Problem statement: Retype all of the data exactly as given.

Data extract:
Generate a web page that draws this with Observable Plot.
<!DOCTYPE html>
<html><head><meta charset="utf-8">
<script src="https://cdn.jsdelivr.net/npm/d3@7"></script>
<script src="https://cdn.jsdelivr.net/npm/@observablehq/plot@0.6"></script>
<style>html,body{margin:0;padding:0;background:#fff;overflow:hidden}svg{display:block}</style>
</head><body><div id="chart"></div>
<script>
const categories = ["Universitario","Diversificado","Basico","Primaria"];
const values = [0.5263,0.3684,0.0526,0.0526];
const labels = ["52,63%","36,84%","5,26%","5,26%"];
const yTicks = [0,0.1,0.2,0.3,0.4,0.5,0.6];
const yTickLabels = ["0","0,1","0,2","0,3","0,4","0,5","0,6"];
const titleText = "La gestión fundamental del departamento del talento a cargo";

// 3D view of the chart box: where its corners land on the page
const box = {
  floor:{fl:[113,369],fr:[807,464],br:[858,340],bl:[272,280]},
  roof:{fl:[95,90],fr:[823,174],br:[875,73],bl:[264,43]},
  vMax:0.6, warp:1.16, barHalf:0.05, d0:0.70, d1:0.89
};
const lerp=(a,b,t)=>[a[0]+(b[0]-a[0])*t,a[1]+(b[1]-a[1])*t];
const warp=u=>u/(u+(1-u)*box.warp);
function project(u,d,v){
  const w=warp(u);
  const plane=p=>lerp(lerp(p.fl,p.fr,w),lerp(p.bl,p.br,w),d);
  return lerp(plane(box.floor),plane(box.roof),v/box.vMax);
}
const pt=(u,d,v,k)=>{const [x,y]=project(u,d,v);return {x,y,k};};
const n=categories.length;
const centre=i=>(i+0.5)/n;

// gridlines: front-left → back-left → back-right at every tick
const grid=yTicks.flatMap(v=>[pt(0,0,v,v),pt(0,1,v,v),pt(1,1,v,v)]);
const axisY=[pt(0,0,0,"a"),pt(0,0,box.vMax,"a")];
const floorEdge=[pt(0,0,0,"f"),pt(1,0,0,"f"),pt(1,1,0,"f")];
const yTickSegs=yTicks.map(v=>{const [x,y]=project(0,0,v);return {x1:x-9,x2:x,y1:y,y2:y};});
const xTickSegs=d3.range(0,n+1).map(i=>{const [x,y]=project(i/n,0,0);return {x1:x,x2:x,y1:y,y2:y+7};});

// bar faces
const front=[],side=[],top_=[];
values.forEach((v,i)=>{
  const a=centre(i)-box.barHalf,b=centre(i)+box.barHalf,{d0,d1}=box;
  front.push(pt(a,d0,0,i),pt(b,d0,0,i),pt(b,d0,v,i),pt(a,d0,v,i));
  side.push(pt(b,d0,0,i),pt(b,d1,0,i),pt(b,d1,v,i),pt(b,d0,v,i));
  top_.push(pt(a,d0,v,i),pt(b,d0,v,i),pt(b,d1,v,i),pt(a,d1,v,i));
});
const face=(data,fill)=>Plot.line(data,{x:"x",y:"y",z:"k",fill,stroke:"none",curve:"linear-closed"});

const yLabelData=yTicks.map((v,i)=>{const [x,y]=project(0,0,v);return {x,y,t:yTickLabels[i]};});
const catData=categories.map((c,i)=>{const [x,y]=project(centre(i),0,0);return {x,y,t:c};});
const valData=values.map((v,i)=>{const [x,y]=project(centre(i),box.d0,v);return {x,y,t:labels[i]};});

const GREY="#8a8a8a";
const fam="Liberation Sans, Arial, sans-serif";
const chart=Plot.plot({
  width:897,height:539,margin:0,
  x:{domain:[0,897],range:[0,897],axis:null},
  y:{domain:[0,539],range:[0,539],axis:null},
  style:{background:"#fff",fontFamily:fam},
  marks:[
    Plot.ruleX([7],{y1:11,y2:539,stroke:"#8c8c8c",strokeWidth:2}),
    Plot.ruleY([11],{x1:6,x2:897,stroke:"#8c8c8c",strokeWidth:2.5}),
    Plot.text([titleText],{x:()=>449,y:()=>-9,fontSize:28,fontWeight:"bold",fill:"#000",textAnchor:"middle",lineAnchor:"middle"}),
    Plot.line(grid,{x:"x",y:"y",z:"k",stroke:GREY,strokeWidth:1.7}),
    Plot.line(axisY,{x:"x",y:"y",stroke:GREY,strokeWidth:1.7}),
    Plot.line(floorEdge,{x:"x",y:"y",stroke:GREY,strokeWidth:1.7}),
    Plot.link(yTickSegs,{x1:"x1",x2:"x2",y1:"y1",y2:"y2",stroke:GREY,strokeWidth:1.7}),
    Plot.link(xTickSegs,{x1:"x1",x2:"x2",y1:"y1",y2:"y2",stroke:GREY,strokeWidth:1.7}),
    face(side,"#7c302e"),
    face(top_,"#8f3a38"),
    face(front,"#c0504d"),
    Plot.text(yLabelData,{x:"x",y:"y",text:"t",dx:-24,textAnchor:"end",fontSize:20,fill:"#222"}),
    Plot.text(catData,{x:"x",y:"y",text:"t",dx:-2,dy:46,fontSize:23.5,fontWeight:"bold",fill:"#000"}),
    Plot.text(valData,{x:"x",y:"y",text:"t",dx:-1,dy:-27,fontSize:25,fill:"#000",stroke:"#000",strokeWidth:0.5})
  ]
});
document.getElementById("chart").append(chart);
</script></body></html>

Expected answer:
Generate a web page that draws this with Observable Plot.
<!DOCTYPE html>
<html><head><meta charset="utf-8">
<script src="https://cdn.jsdelivr.net/npm/d3@7"></script>
<script src="https://cdn.jsdelivr.net/npm/@observablehq/plot@0.6"></script>
<style>html,body{margin:0;padding:0;background:#fff;overflow:hidden}svg{display:block}</style>
</head><body><div id="chart"></div>
<script>
const categories = ["Universitario","Diversificado","Basico","Primaria"];
const values = [0.5263,0.3684,0.0526,0.0526];
const labels = ["52,63%","36,84%","5,26%","5,26%"];
const yTicks = [0,0.1,0.2,0.3,0.4,0.5,0.6];
const yTickLabels = ["0","0,1","0,2","0,3","0,4","0,5","0,6"];
const titleText = "La gestión fundamental del departamento del talento a cargo";

// 3D view of the chart box: where its corners land on the page
const box = {
  floor:{fl:[113,369],fr:[807,464],br:[858,340],bl:[272,280]},
  roof:{fl:[95,90],fr:[823,174],br:[875,73],bl:[264,43]},
  vMax:0.6, warp:1.16, barHalf:0.05, d0:0.70, d1:0.89
};
const lerp=(a,b,t)=>[a[0]+(b[0]-a[0])*t,a[1]+(b[1]-a[1])*t];
const warp=u=>u/(u+(1-u)*box.warp);
function project(u,d,v){
  const w=warp(u);
  const plane=p=>lerp(lerp(p.fl,p.fr,w),lerp(p.bl,p.br,w),d);
  return lerp(plane(box.floor),plane(box.roof),v/box.vMax);
}
const pt=(u,d,v,k)=>{const [x,y]=project(u,d,v);return {x,y,k};};
const n=categories.length;
const centre=i=>(i+0.5)/n;

// gridlines: front-left → back-left → back-right at every tick
const grid=yTicks.flatMap(v=>[pt(0,0,v,v),pt(0,1,v,v),pt(1,1,v,v)]);
const axisY=[pt(0,0,0,"a"),pt(0,0,box.vMax,"a")];
const floorEdge=[pt(0,0,0,"f"),pt(1,0,0,"f"),pt(1,1,0,"f")];
const yTickSegs=yTicks.map(v=>{const [x,y]=project(0,0,v);return {x1:x-9,x2:x,y1:y,y2:y};});
const xTickSegs=d3.range(0,n+1).map(i=>{const [x,y]=project(i/n,0,0);return {x1:x,x2:x,y1:y,y2:y+7};});

// bar faces
const front=[],side=[],top_=[];
values.forEach((v,i)=>{
  const a=centre(i)-box.barHalf,b=centre(i)+box.barHalf,{d0,d1}=box;
  front.push(pt(a,d0,0,i),pt(b,d0,0,i),pt(b,d0,v,i),pt(a,d0,v,i));
  side.push(pt(b,d0,0,i),pt(b,d1,0,i),pt(b,d1,v,i),pt(b,d0,v,i));
  top_.push(pt(a,d0,v,i),pt(b,d0,v,i),pt(b,d1,v,i),pt(a,d1,v,i));
});
const face=(data,fill)=>Plot.line(data,{x:"x",y:"y",z:"k",fill,stroke:"none",curve:"linear-closed"});

const yLabelData=yTicks.map((v,i)=>{const [x,y]=project(0,0,v);return {x,y,t:yTickLabels[i]};});
const catData=categories.map((c,i)=>{const [x,y]=project(centre(i),0,0);return {x,y,t:c};});
const valData=values.map((v,i)=>{const [x,y]=project(centre(i),box.d0,v);return {x,y,t:labels[i]};});

const GREY="#8a8a8a";
const fam="Liberation Sans, Arial, sans-serif";
const chart=Plot.plot({
  width:897,height:539,margin:0,
  x:{domain:[0,897],range:[0,897],axis:null},
  y:{domain:[0,539],range:[0,539],axis:null},
  style:{background:"#fff",fontFamily:fam},
  marks:[
    Plot.ruleX([7],{y1:11,y2:539,stroke:"#8c8c8c",strokeWidth:2}),
    Plot.ruleY([11],{x1:6,x2:897,stroke:"#8c8c8c",strokeWidth:2.5}),
    Plot.text([titleText],{x:()=>449,y:()=>-9,fontSize:28,fontWeight:"bold",fill:"#000",textAnchor:"middle",lineAnchor:"middle"}),
    Plot.line(grid,{x:"x",y:"y",z:"k",stroke:GREY,strokeWidth:1.7}),
    Plot.line(axisY,{x:"x",y:"y",stroke:GREY,strokeWidth:1.7}),
    Plot.line(floorEdge,{x:"x",y:"y",stroke:GREY,strokeWidth:1.7}),
    Plot.link(yTickSegs,{x1:"x1",x2:"x2",y1:"y1",y2:"y2",stroke:GREY,strokeWidth:1.7}),
    Plot.link(xTickSegs,{x1:"x1",x2:"x2",y1:"y1",y2:"y2",stroke:GREY,strokeWidth:1.7}),
    face(side,"#7c302e"),
    face(top_,"#8f3a38"),
    face(front,"#c0504d"),
    Plot.text(yLabelData,{x:"x",y:"y",text:"t",dx:-24,textAnchor:"end",fontSize:20,fill:"#222"}),
    Plot.text(catData,{x:"x",y:"y",text:"t",dx:-2,dy:46,fontSize:23.5,fontWeight:"bold",fill:"#000"}),
    Plot.text(valData,{x:"x",y:"y",text:"t",dx:-1,dy:-27,fontSize:25,fill:"#000",stroke:"#000",strokeWidth:0.5})
  ]
});
document.getElementById("chart").append(chart);
</script></body></html>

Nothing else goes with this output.